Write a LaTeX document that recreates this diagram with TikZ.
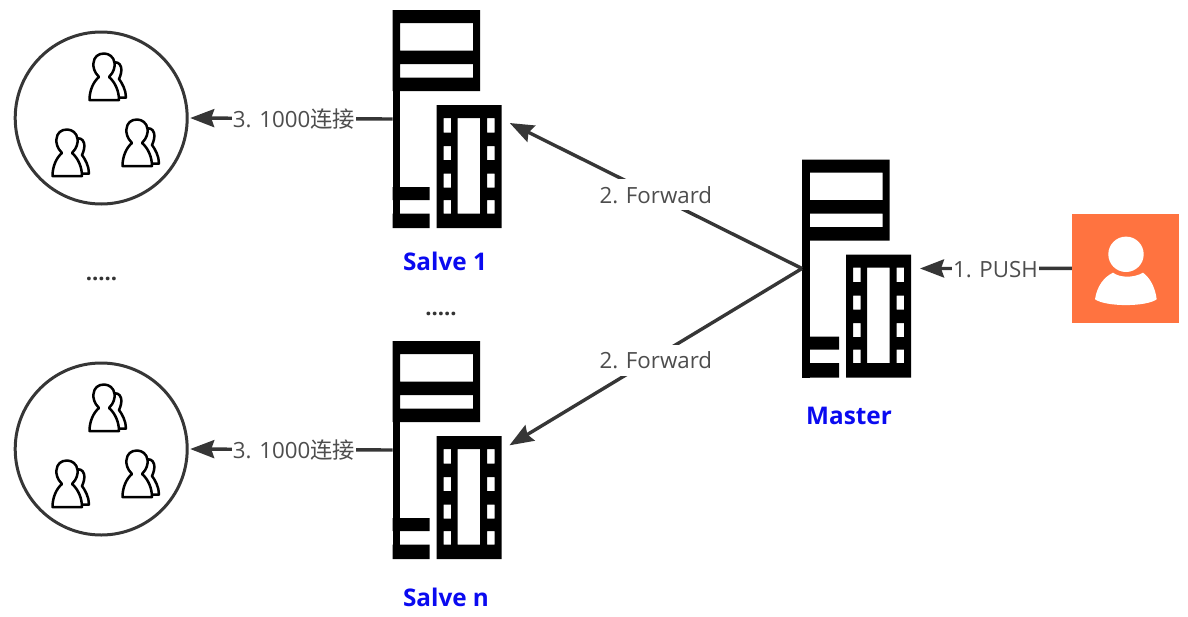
\documentclass[tikz,border=0pt]{standalone}
\usepackage{fontspec}
\setmainfont{Open Sans}
\newfontfamily\cjkfont{Noto Sans CJK SC}
\usetikzlibrary{arrows.meta}
\definecolor{linegray}{HTML}{363636}
\definecolor{textgray}{HTML}{4D4D4D}
\definecolor{pushorange}{HTML}{FF7340}
\definecolor{nameblue}{HTML}{0A0AF0}
\tikzset{
  serverbox/.style={minimum width=109pt,minimum height=218pt,inner sep=0pt,outer sep=0pt},
  groupcircle/.style={draw=linegray,line width=3pt,circle,minimum size=172pt,inner sep=0pt,outer sep=0pt},
  pushbox/.style={fill=pushorange,minimum width=107pt,minimum height=109pt,inner sep=0pt,outer sep=0pt},
  flow/.style={draw=linegray,line width=3.4pt,-{Stealth[length=24pt,width=18pt,inset=3pt]},shorten >=9pt},
  flowlabel/.style={fill=white,text=textgray,font=\fontsize{22.3}{26}\selectfont,inner sep=1pt,minimum height=31pt,xshift=4pt,yshift=-1pt},
  servername/.style={text=nameblue,font=\fontsize{24.3}{29}\selectfont\bfseries},
  morelabel/.style={text=black!80,font=\fontsize{22}{26}\selectfont\bfseries},
  servericon/.pic={
    \fill[black,even odd rule] (-54.5,-109) rectangle (33,-28) (-47,-96) rectangle (26,-68.5) (-47,-55) rectangle (26,-41.5);
    \fill[black] (-54.5,-109) rectangle (-47,109);
    \fill[black] (-54.5,68) rectangle (-17.5,81) (-54.5,94.5) rectangle (-17.5,109);
    \fill[black,even odd rule] (-10.5,-14) rectangle (54.5,109)
      (10.5,-1) rectangle (33,94.5)
      (-3.5,-1) rectangle (4,13.5) (-3.5,27) rectangle (4,41) (-3.5,54.5) rectangle (4,68.5) (-3.5,81) rectangle (4,94.5)
      (40,-1) rectangle (47.5,13.5) (40,27) rectangle (47.5,41) (40,54.5) rectangle (47.5,68.5) (40,81) rectangle (47.5,94.5);
  },
  personicon/.pic={
    \draw[line width=2.5pt,fill=white,line join=round] (28,44.5) -- (37,44.5) .. controls (37,37) and (33,30) .. (30,26)
      .. controls (32,22) and (33,17) .. (32,14) .. controls (31,10) and (27,8) .. (23,10);
    \draw[line width=2.5pt,fill=white,line join=round] (0.5,47) -- (30,47) .. controls (30,38) and (26,29) .. (20,24)
      .. controls (25,19) and (26,14) .. (25.5,10) .. controls (25,4) and (20,0.5) .. (15,0.5)
      .. controls (9,0.5) and (5,4) .. (4.5,10) .. controls (4,14) and (5,19) .. (10,24)
      .. controls (4,29) and (0.5,38) .. (0.5,47) -- cycle;
  },
}
\begin{document}
\begin{tikzpicture}[x=1pt,y=-1pt]
  \useasboundingbox (0,0) rectangle (1188,616);

  \node[serverbox] (salve1) at (447.2,119) {};
  \node[serverbox] (salven) at (447.2,450) {};
  \node[serverbox] (master) at (856.5,268.5) {};
  \pic at (salve1) {servericon};
  \pic at (salven) {servericon};
  \pic at (master) {servericon};

  \node[groupcircle] (group1) at (101.2,118) {};
  \node[groupcircle] (groupn) at (101.2,449) {};
  \pic at (89,53) {personicon};
  \pic at (52,129) {personicon};
  \pic at (122,119) {personicon};
  \pic at (89,384) {personicon};
  \pic at (52,460) {personicon};
  \pic at (122,450) {personicon};

  \node[pushbox] (pusher) at (1125.3,268.3) {};
  \fill[white] (1126,254.3) circle (17.7);
  \fill[white] (1095,299.3) .. controls (1097,286) and (1104,277) .. (1113,272.7)
    .. controls (1120,278) and (1134,278) .. (1143,272.7)
    .. controls (1149,277) and (1155,286) .. (1156.7,299.3)
    .. controls (1146,307) and (1106,307) .. (1095,299.3) -- cycle;

  \draw[flow] (pusher.west) -- node[flowlabel] (push) {1. PUSH} (master.east);
  \draw[flow] (master.west) -- node[flowlabel] (forward1) {2. Forward} (salve1.east);
  \draw[flow] (master.west) -- node[flowlabel] (forwardn) {2. Forward} (salven.east);
  \draw[flow,shorten >=3pt] (salve1.west) -- node[flowlabel] (conn1) {3. 1000{\cjkfont 连接}} (group1.east);
  \draw[flow,shorten >=3pt] (salven.west) -- node[flowlabel] (connn) {3. 1000{\cjkfont 连接}} (groupn.east);

  \node[servername] (name1) at (445,261) {Salve 1};
  \node[servername] (namen) at (446,597) {Salve n};
  \node[servername] (namem) at (849,416) {Master};
  \node[morelabel] (more1) at (101.5,279) {.....};
  \node[morelabel] (moren) at (441,314) {.....};
\end{tikzpicture}
\end{document}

To be done
Write out every line above exactly as it is, leaving out the pictures.

Answer to the exercise
Write a LaTeX document that recreates this diagram with TikZ.
\documentclass[tikz,border=0pt]{standalone}
\usepackage{fontspec}
\setmainfont{Open Sans}
\newfontfamily\cjkfont{Noto Sans CJK SC}
\usetikzlibrary{arrows.meta}
\definecolor{linegray}{HTML}{363636}
\definecolor{textgray}{HTML}{4D4D4D}
\definecolor{pushorange}{HTML}{FF7340}
\definecolor{nameblue}{HTML}{0A0AF0}
\tikzset{
  serverbox/.style={minimum width=109pt,minimum height=218pt,inner sep=0pt,outer sep=0pt},
  groupcircle/.style={draw=linegray,line width=3pt,circle,minimum size=172pt,inner sep=0pt,outer sep=0pt},
  pushbox/.style={fill=pushorange,minimum width=107pt,minimum height=109pt,inner sep=0pt,outer sep=0pt},
  flow/.style={draw=linegray,line width=3.4pt,-{Stealth[length=24pt,width=18pt,inset=3pt]},shorten >=9pt},
  flowlabel/.style={fill=white,text=textgray,font=\fontsize{22.3}{26}\selectfont,inner sep=1pt,minimum height=31pt,xshift=4pt,yshift=-1pt},
  servername/.style={text=nameblue,font=\fontsize{24.3}{29}\selectfont\bfseries},
  morelabel/.style={text=black!80,font=\fontsize{22}{26}\selectfont\bfseries},
  servericon/.pic={
    \fill[black,even odd rule] (-54.5,-109) rectangle (33,-28) (-47,-96) rectangle (26,-68.5) (-47,-55) rectangle (26,-41.5);
    \fill[black] (-54.5,-109) rectangle (-47,109);
    \fill[black] (-54.5,68) rectangle (-17.5,81) (-54.5,94.5) rectangle (-17.5,109);
    \fill[black,even odd rule] (-10.5,-14) rectangle (54.5,109)
      (10.5,-1) rectangle (33,94.5)
      (-3.5,-1) rectangle (4,13.5) (-3.5,27) rectangle (4,41) (-3.5,54.5) rectangle (4,68.5) (-3.5,81) rectangle (4,94.5)
      (40,-1) rectangle (47.5,13.5) (40,27) rectangle (47.5,41) (40,54.5) rectangle (47.5,68.5) (40,81) rectangle (47.5,94.5);
  },
  personicon/.pic={
    \draw[line width=2.5pt,fill=white,line join=round] (28,44.5) -- (37,44.5) .. controls (37,37) and (33,30) .. (30,26)
      .. controls (32,22) and (33,17) .. (32,14) .. controls (31,10) and (27,8) .. (23,10);
    \draw[line width=2.5pt,fill=white,line join=round] (0.5,47) -- (30,47) .. controls (30,38) and (26,29) .. (20,24)
      .. controls (25,19) and (26,14) .. (25.5,10) .. controls (25,4) and (20,0.5) .. (15,0.5)
      .. controls (9,0.5) and (5,4) .. (4.5,10) .. controls (4,14) and (5,19) .. (10,24)
      .. controls (4,29) and (0.5,38) .. (0.5,47) -- cycle;
  },
}
\begin{document}
\begin{tikzpicture}[x=1pt,y=-1pt]
  \useasboundingbox (0,0) rectangle (1188,616);

  \node[serverbox] (salve1) at (447.2,119) {};
  \node[serverbox] (salven) at (447.2,450) {};
  \node[serverbox] (master) at (856.5,268.5) {};
  \pic at (salve1) {servericon};
  \pic at (salven) {servericon};
  \pic at (master) {servericon};

  \node[groupcircle] (group1) at (101.2,118) {};
  \node[groupcircle] (groupn) at (101.2,449) {};
  \pic at (89,53) {personicon};
  \pic at (52,129) {personicon};
  \pic at (122,119) {personicon};
  \pic at (89,384) {personicon};
  \pic at (52,460) {personicon};
  \pic at (122,450) {personicon};

  \node[pushbox] (pusher) at (1125.3,268.3) {};
  \fill[white] (1126,254.3) circle (17.7);
  \fill[white] (1095,299.3) .. controls (1097,286) and (1104,277) .. (1113,272.7)
    .. controls (1120,278) and (1134,278) .. (1143,272.7)
    .. controls (1149,277) and (1155,286) .. (1156.7,299.3)
    .. controls (1146,307) and (1106,307) .. (1095,299.3) -- cycle;

  \draw[flow] (pusher.west) -- node[flowlabel] (push) {1. PUSH} (master.east);
  \draw[flow] (master.west) -- node[flowlabel] (forward1) {2. Forward} (salve1.east);
  \draw[flow] (master.west) -- node[flowlabel] (forwardn) {2. Forward} (salven.east);
  \draw[flow,shorten >=3pt] (salve1.west) -- node[flowlabel] (conn1) {3. 1000{\cjkfont 连接}} (group1.east);
  \draw[flow,shorten >=3pt] (salven.west) -- node[flowlabel] (connn) {3. 1000{\cjkfont 连接}} (groupn.east);

  \node[servername] (name1) at (445,261) {Salve 1};
  \node[servername] (namen) at (446,597) {Salve n};
  \node[servername] (namem) at (849,416) {Master};
  \node[morelabel] (more1) at (101.5,279) {.....};
  \node[morelabel] (moren) at (441,314) {.....};
\end{tikzpicture}
\end{document}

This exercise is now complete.